Thursday, November 5, 2009

The cat is halfway out of the bag

It's not quite common knowledge that I'll be returning to Hawaii in December, but the secret is slowly revealing itself. Last week I made the decision final, notifying those who employed me that I'd be leaving in the name of higher education. With a proper degree I can obtain a proper job, and live abroad without the fear of being captured and deported.

What, I never told you? I'm so illegal.

The 11 year old discovered my departure date while I was in Venice, and in some strange way, it really solidified the beginning of the end. She told me not to tell her younger sister, which is news I could never break to a six-year-old anyway. I haven't had the backbone to openly announce this news to the girls I teach English to, and it's become obvious that I am blocking the metaphorical cat from getting out of the bag and strutting free. It's going to be difficult to leave, but I always knew that.
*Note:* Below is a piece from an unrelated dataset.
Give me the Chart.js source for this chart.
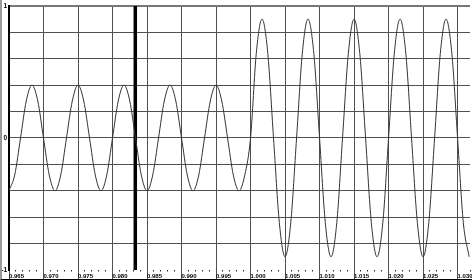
<!DOCTYPE html>
<html>
<head>
<meta charset="utf-8">
<script src="https://cdn.jsdelivr.net/npm/chart.js@4.4.1/dist/chart.umd.min.js"></script>
<style>
  html, body { margin: 0; padding: 0; background: #fff; }
  #wrap { width: 470px; height: 279px; border-left: 2px solid #9a9a9a; border-bottom: 1px solid #000; overflow: hidden; }
  canvas { display: block; }
</style>
</head>
<body>
<div id="wrap"><canvas id="scopeChart" width="470" height="279"></canvas></div>
<script>
// ===== SCOPE TRACE =====

// sample times (s) at ~1/8 period steps
const times = [
  0.96500, 0.96583, 0.96667, 0.96750, 0.96833, 0.96917, 0.97000, 0.97083,
  0.97167, 0.97250, 0.97333, 0.97417, 0.97500, 0.97583, 0.97667, 0.97750,
  0.97833, 0.97917, 0.98000, 0.98083, 0.98167, 0.98250, 0.98333, 0.98417,
  0.98500, 0.98583, 0.98667, 0.98750, 0.98833, 0.98917, 0.99000, 0.99083,
  0.99167, 0.99250, 0.99333, 0.99417, 0.99500, 0.99583, 0.99667, 0.99750,
  0.99833, 0.99917, 1.00000, 1.00083, 1.00167, 1.00250, 1.00333, 1.00417,
  1.00500, 1.00583, 1.00667, 1.00750, 1.00833, 1.00917, 1.01000, 1.01083,
  1.01167, 1.01250, 1.01333, 1.01417, 1.01500, 1.01583, 1.01667, 1.01750,
  1.01833, 1.01917, 1.02000, 1.02083, 1.02167, 1.02250, 1.02333, 1.02417,
  1.02500, 1.02583, 1.02667, 1.02750, 1.02833, 1.02917, 1.03000, 1.03083,
  1.03167
];

const volts = [
  -0.40, -0.28, 0, 0.28, 0.40, 0.28, 0, -0.28,
  -0.40, -0.28, 0, 0.28, 0.40, 0.28, 0, -0.28,
  -0.40, -0.28, 0, 0.28, 0.40, 0.28, 0, -0.28,
  -0.40, -0.28, 0, 0.28, 0.40, 0.28, 0, -0.28,
  -0.40, -0.28, 0, 0.28, 0.40, 0.28, 0, -0.28,
  -0.40, -0.28, 0, 0.64, 0.90, 0.64, 0, -0.64,
  -0.90, -0.64, 0, 0.64, 0.90, 0.64, 0, -0.64,
  -0.90, -0.64, 0, 0.64, 0.90, 0.64, 0, -0.64,
  -0.90, -0.64, 0, 0.64, 0.90, 0.64, 0, -0.64,
  -0.90, -0.64, 0, 0.64, 0.90, 0.64, 0, -0.64,
  -0.90
];

// cursor marker
const cursorTime = 0.9833;

// axis ranges / ticks
const xMin = 0.965, xMax = 1.0318, xMinorStep = 0.001;
const yMin = -1, yMax = 1, yStep = 0.2;
const yLabels = { '1': '1', '0': '0', '-1': '-1' };

const GRID = '#505050';

function isMajorX(v) {
  const k = v * 1000;
  return Math.abs(k - Math.round(k)) < 1e-6 && Math.round(k) % 5 === 0;
}

function yKey(v) {
  return String(Math.round(v * 10) / 10);
}

function renderChart() {
  const ctx = document.getElementById('scopeChart').getContext('2d');

  new Chart(ctx, {
    type: 'line',
    data: {
      datasets: [
        {
          data: times.map((t, i) => ({ x: t, y: volts[i] })),
          borderColor: '#333',
          borderWidth: 1,
          pointRadius: 0,
          cubicInterpolationMode: 'monotone',
          fill: false
        },
        {
          data: [{ x: cursorTime, y: yMin }, { x: cursorTime, y: yMax }],
          borderColor: '#000',
          borderWidth: 3.5,
          pointRadius: 0
        }
      ]
    },
    options: {
      responsive: false,
      animation: false,
      layout: { padding: { top: 5, right: 2, left: 0, bottom: 0 } },
      plugins: { legend: { display: false }, tooltip: { enabled: false } },
      scales: {
        x: {
          type: 'linear',
          min: xMin,
          max: xMax,
          afterFit: s => { s.height = 9; },
          border: { display: false },
          grid: {
            color: c => isMajorX(c.tick.value) ? GRID : 'rgba(0,0,0,0)',
            tickColor: c => isMajorX(c.tick.value) ? GRID : '#222',
            tickBorderDash: c => isMajorX(c.tick.value) ? [] : [1.5, 20],
            tickLength: 9,
            lineWidth: 1
          },
          ticks: {
            stepSize: xMinorStep,
            autoSkip: false,
            maxRotation: 0,
            align: 'start',
            padding: -6,
            color: '#000',
            font: { family: 'Liberation Sans', size: 6, weight: 'bold' },
            callback: v => isMajorX(v) ? v.toFixed(3) : ''
          }
        },
        y: {
          min: yMin,
          max: yMax,
          afterFit: s => { s.width = 7; },
          border: { display: true, color: '#000', width: 2 },
          grid: {
            drawTicks: false,
            color: c => {
              const k = yKey(c.tick.value);
              if (k === '-1') return 'rgba(0,0,0,0)';
              if (k === '1') return '#777';
              return GRID;
            },
            lineWidth: c => yKey(c.tick.value) === '1' ? 2 : 1
          },
          ticks: {
            stepSize: yStep,
            autoSkip: false,
            padding: 2,
            color: '#000',
            font: { family: 'Liberation Sans', size: 6.5, weight: 'bold' },
            callback: v => yLabels[yKey(v)] || ''
          }
        }
      }
    }
  });
}

document.addEventListener('DOMContentLoaded', renderChart);
</script>
</body>
</html>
When hard times are ahead, I do what I do best, and that is to deny the things I'll have to face. I pretend there is the infinite version of time stretched out before me, and that the next time I say goodbye to the girls will not be one time closer to the last. Sometimes I manage to forget that when I leave, they'll mature without me. The next time we see each other, I'll be old, maybe married, and they'll have grown into their own personalities.

Regardless, watching other people grow up is not a good enough reason to stay. I'm still young, my own adventures await. The open window that led me to Italy is closing, but other opportunities linger. After all, I have not seen the last of the world. I will pursue the dreams I have at night and the fantasies I come up with in the day. I'll allow myself to be inspired and fearlessly follow the path that my heart desires. It's all I know how to do, and maybe all I'm good at.

But in order for me to move forward, I must first step away. And I'm working on it.